**Exercise task**
Find every line in the records below that holds the word "this" and copy it.

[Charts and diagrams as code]
begin
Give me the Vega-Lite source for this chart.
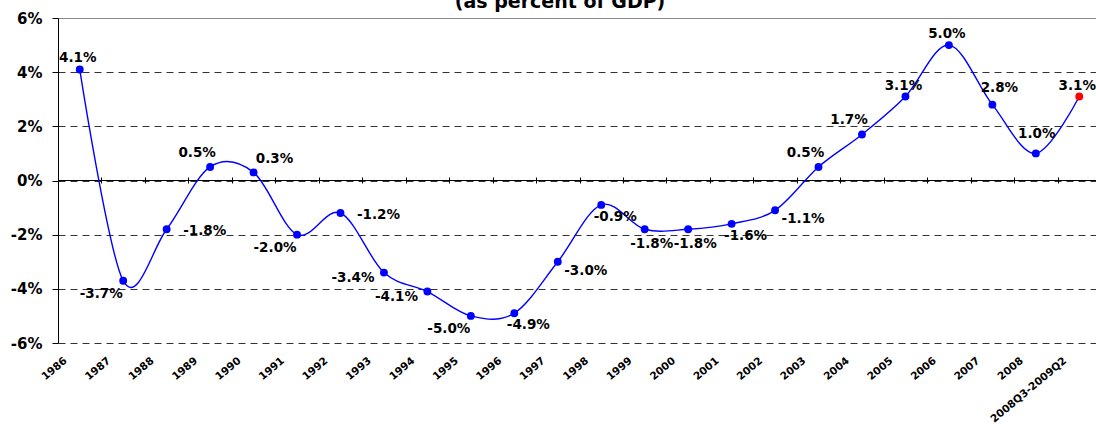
{
  "$schema": "https://vega.github.io/schema/vega-lite/v6.json",
  "width": 1038,
  "height": 325,
  "autosize": {"type": "none"},
  "padding": {"left": 58, "top": 18, "right": 0, "bottom": 83},
  "title": {
    "text": "(as percent of GDP)",
    "font": "DejaVu Sans",
    "fontSize": 19,
    "fontWeight": "bold",
    "color": "black",
    "baseline": "alphabetic",
    "offset": 0,
    "dx": -17,
    "dy": 16,
    "anchor": "middle"
  },
  "config": {
    "view": {"stroke": null},
    "font": "DejaVu Sans",
    "locale": {"number": {"decimal": ".", "thousands": ",", "grouping": [3], "currency": ["$", ""], "minus": "-"}}
  },
  "data": {
    "values": [
      {"year": "1986", "balance": 0.041},
      {"year": "1987", "balance": -0.037},
      {"year": "1988", "balance": -0.018},
      {"year": "1989", "balance": 0.005},
      {"year": "1990", "balance": 0.003},
      {"year": "1991", "balance": -0.020},
      {"year": "1992", "balance": -0.012},
      {"year": "1993", "balance": -0.034},
      {"year": "1994", "balance": -0.041},
      {"year": "1995", "balance": -0.050},
      {"year": "1996", "balance": -0.049},
      {"year": "1997", "balance": -0.030},
      {"year": "1998", "balance": -0.009},
      {"year": "1999", "balance": -0.018},
      {"year": "2000", "balance": -0.018},
      {"year": "2001", "balance": -0.016},
      {"year": "2002", "balance": -0.011},
      {"year": "2003", "balance": 0.005},
      {"year": "2004", "balance": 0.017},
      {"year": "2005", "balance": 0.031},
      {"year": "2006", "balance": 0.050},
      {"year": "2007", "balance": 0.028},
      {"year": "2008", "balance": 0.010},
      {"year": "2008Q3-2009Q2", "balance": 0.031}
    ]
  },
  "encoding": {
    "y": {"field": "balance", "type": "quantitative", "scale": {"domain": [-0.06, 0.06], "nice": false, "zero": false},
      "axis": {"title": null, "values": [-0.06, -0.04, -0.02, 0, 0.02, 0.04, 0.06], "format": ".0%",
        "domainColor": "black", "domainWidth": 1, "tickColor": "black", "tickSize": 6, "labelPadding": 10,
        "labelFont": "DejaVu Sans", "labelFontSize": 15, "labelFontWeight": "bold", "labelColor": "black",
        "grid": true,
        "gridColor": {"condition": {"test": "datum.value > 0.05", "value": "#8a8a8a"}, "value": "#333333"},
        "gridDash": {"condition": {"test": "datum.value > 0.05", "value": []}, "value": [7, 5]},
        "gridWidth": 1}}
  },
  "layer": [
    {
      "mark": {"type": "rule", "color": "black", "strokeWidth": 1},
      "encoding": {"y": {"datum": 0, "type": "quantitative"}}
    },
    {
      "mark": {"type": "line", "color": "#0000FF", "strokeWidth": 1.4, "interpolate": "cardinal"},
      "encoding": {
        "x": {"field": "year", "type": "nominal", "sort": null,
          "scale": {"type": "band", "paddingInner": 0, "paddingOuter": 0, "range": [0, 1043]},
          "axis": {"orient": "bottom", "title": null, "domain": false, "ticks": false, "tickSize": 0, "grid": false,
            "labelPadding": 16, "labelAngle": -40, "labelAlign": "right", "labelBaseline": "middle", "labelOffset": -14,
            "labelFont": "DejaVu Sans", "labelFontSize": 10.5, "labelFontWeight": "bold", "labelColor": "black",
            "labelOverlap": false, "labelBound": false, "labelFlush": false, "labelLimit": 0}}
      }
    },
    {
      "mark": {"type": "circle", "size": 62, "opacity": 1},
      "encoding": {
        "x": {"field": "year", "type": "nominal", "sort": null,
          "axis": {"orient": "top", "offset": -165, "title": null, "labels": false, "domain": false, "grid": false,
            "ticks": true, "tickSize": 6, "tickColor": "black", "tickWidth": 1, "tickBand": "extent"}},
        "color": {"condition": {"test": "datum.year === '2008Q3-2009Q2'", "value": "#FF0000"}, "value": "#0000FF"}
      }
    },
    {
      "transform": [{"filter": {"field": "year", "oneOf": ["1986", "2005", "2006", "2008Q3-2009Q2"]}}],
      "mark": {"type": "text", "dx": -2, "dy": -11, "font": "DejaVu Sans", "fontSize": 13.5, "fontWeight": "bold", "color": "black", "baseline": "middle"},
      "encoding": {"x": {"field": "year", "type": "nominal", "sort": null, "axis": null}, "text": {"field": "balance", "type": "quantitative", "format": ".1%"}}
    },
    {
      "transform": [{"filter": {"field": "year", "oneOf": ["1989", "2003", "2004"]}}],
      "mark": {"type": "text", "dx": -13, "dy": -14, "font": "DejaVu Sans", "fontSize": 13.5, "fontWeight": "bold", "color": "black", "baseline": "middle"},
      "encoding": {"x": {"field": "year", "type": "nominal", "sort": null, "axis": null}, "text": {"field": "balance", "type": "quantitative", "format": ".1%"}}
    },
    {
      "transform": [{"filter": {"field": "year", "oneOf": ["1990"]}}],
      "mark": {"type": "text", "dx": 21, "dy": -13, "font": "DejaVu Sans", "fontSize": 13.5, "fontWeight": "bold", "color": "black", "baseline": "middle"},
      "encoding": {"x": {"field": "year", "type": "nominal", "sort": null, "axis": null}, "text": {"field": "balance", "type": "quantitative", "format": ".1%"}}
    },
    {
      "transform": [{"filter": {"field": "year", "oneOf": ["2007"]}}],
      "mark": {"type": "text", "dx": 7, "dy": -17, "font": "DejaVu Sans", "fontSize": 13.5, "fontWeight": "bold", "color": "black", "baseline": "middle"},
      "encoding": {"x": {"field": "year", "type": "nominal", "sort": null, "axis": null}, "text": {"field": "balance", "type": "quantitative", "format": ".1%"}}
    },
    {
      "transform": [{"filter": {"field": "year", "oneOf": ["2008"]}}],
      "mark": {"type": "text", "dx": 1, "dy": -19, "font": "DejaVu Sans", "fontSize": 13.5, "fontWeight": "bold", "color": "black", "baseline": "middle"},
      "encoding": {"x": {"field": "year", "type": "nominal", "sort": null, "axis": null}, "text": {"field": "balance", "type": "quantitative", "format": ".1%"}}
    },
    {
      "transform": [{"filter": {"field": "year", "oneOf": ["1988", "1992"]}}],
      "mark": {"type": "text", "dx": 38, "dy": 2, "font": "DejaVu Sans", "fontSize": 13.5, "fontWeight": "bold", "color": "black", "baseline": "middle"},
      "encoding": {"x": {"field": "year", "type": "nominal", "sort": null, "axis": null}, "text": {"field": "balance", "type": "quantitative", "format": ".1%"}}
    },
    {
      "transform": [{"filter": {"field": "year", "oneOf": ["1997", "2002"]}}],
      "mark": {"type": "text", "dx": 28, "dy": 9, "font": "DejaVu Sans", "fontSize": 13.5, "fontWeight": "bold", "color": "black", "baseline": "middle"},
      "encoding": {"x": {"field": "year", "type": "nominal", "sort": null, "axis": null}, "text": {"field": "balance", "type": "quantitative", "format": ".1%"}}
    },
    {
      "transform": [{"filter": {"field": "year", "oneOf": ["1993", "1994"]}}],
      "mark": {"type": "text", "dx": -31, "dy": 5, "font": "DejaVu Sans", "fontSize": 13.5, "fontWeight": "bold", "color": "black", "baseline": "middle"},
      "encoding": {"x": {"field": "year", "type": "nominal", "sort": null, "axis": null}, "text": {"field": "balance", "type": "quantitative", "format": ".1%"}}
    },
    {
      "transform": [{"filter": {"field": "year", "oneOf": ["1987", "1991", "1995"]}}],
      "mark": {"type": "text", "dx": -22, "dy": 13, "font": "DejaVu Sans", "fontSize": 13.5, "fontWeight": "bold", "color": "black", "baseline": "middle"},
      "encoding": {"x": {"field": "year", "type": "nominal", "sort": null, "axis": null}, "text": {"field": "balance", "type": "quantitative", "format": ".1%"}}
    },
    {
      "transform": [{"filter": {"field": "year", "oneOf": ["1996", "1998", "2001"]}}],
      "mark": {"type": "text", "dx": 14, "dy": 12, "font": "DejaVu Sans", "fontSize": 13.5, "fontWeight": "bold", "color": "black", "baseline": "middle"},
      "encoding": {"x": {"field": "year", "type": "nominal", "sort": null, "axis": null}, "text": {"field": "balance", "type": "quantitative", "format": ".1%"}}
    },
    {
      "transform": [{"filter": {"field": "year", "oneOf": ["1999", "2000"]}}],
      "mark": {"type": "text", "dx": 7, "dy": 15, "font": "DejaVu Sans", "fontSize": 13.5, "fontWeight": "bold", "color": "black", "baseline": "middle"},
      "encoding": {"x": {"field": "year", "type": "nominal", "sort": null, "axis": null}, "text": {"field": "balance", "type": "quantitative", "format": ".1%"}}
    }
  ],
  "resolve": {"axis": {"x": "independent"}}
}
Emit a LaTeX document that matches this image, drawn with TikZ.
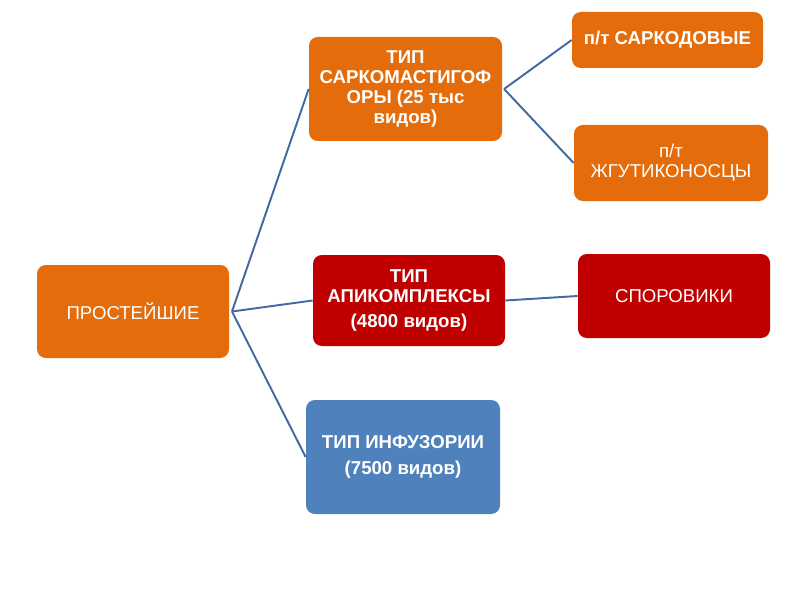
end
**Full solution**
Give me the Vega-Lite source for this chart.
Emit a LaTeX document that matches this image, drawn with TikZ.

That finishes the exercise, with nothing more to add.